Jim Francis, my college roommate and high school history teacher who was Idaho Teacher of the Year in 1997! Yeah Mule!
#3 was my college roommate during my sophomore and junior years, Jim Francis (Mule). As my best friend during those Ohio years, he taught me a valuable lesson in life that I live to this day.
When I would come back from a date with Hannah Kraai, a drop dead beautiful women’s tennis player, with cookies or brownies that she had made for me, I would just keep them to myself, though I shared a dorm room the size of a walk-in closet with Mule.
Successfully elected to the Idaho Falls City Council in 2017
Soon, he had enough of my crap and said how it’d be nice if I shared them with him. I honestly didn’t think about sharing them with him. I was so embarrassed; I appreciate his courage to challenge me.

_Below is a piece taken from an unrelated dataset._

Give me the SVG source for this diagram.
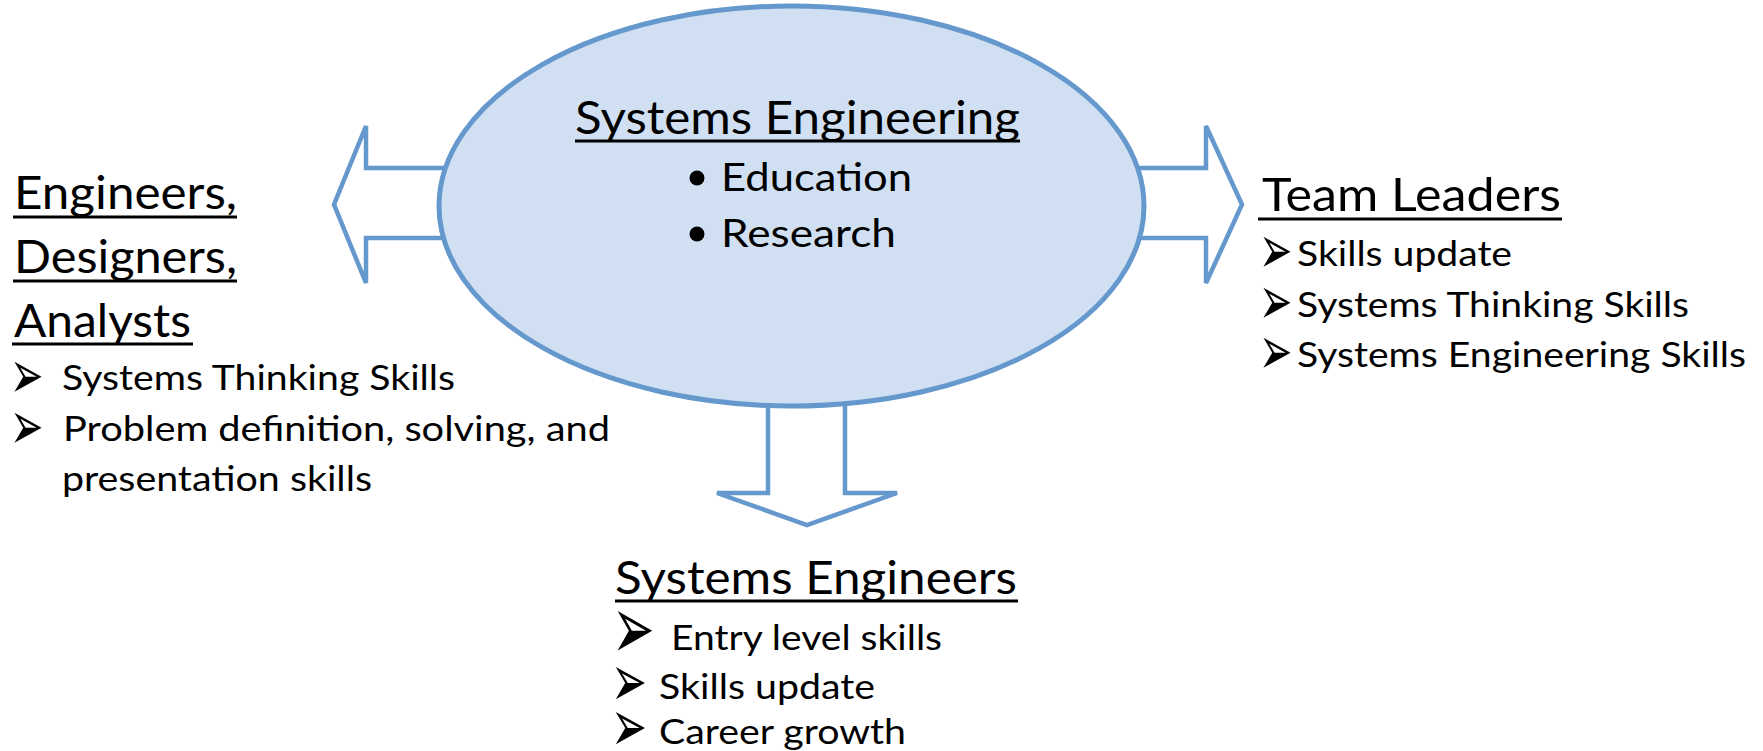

That was the moment that I began my evolution from a scarcity mentality (one of fear of the future so hoarding is necessary) to an abundance mentality (life is filled with good and the more you give the more you get).
By the way, he, too, transferred out of Wooster after our junior year. First to the University of Utah (he as an Idaho boy), and then for the second semester of our senior year to Arizona State where we were roommates again.
Numero uno? The one and only Hannah Kraai Rothermel. We dated strongly during our sophomore year, broke up during our junior year; after which I left for the sunshine of the Grand Canyon State with a broken heart. After our 1970 graduation, I taught social studies, science, and Spanish in Anaheim, California while she taught elementary physical education in Pittsford, New York, within a few miles of her childhood home of Fairport.
Hannah, lower left, as a member of the Sphinx local sorority (c. 1968)
Fortunately, in the fall of 1971, she moved to Arizona to see if we had any magic left. Turns out we did, and we married on July 1, 1972.
And for that reason, I have a very warm spot for the College of Wooster.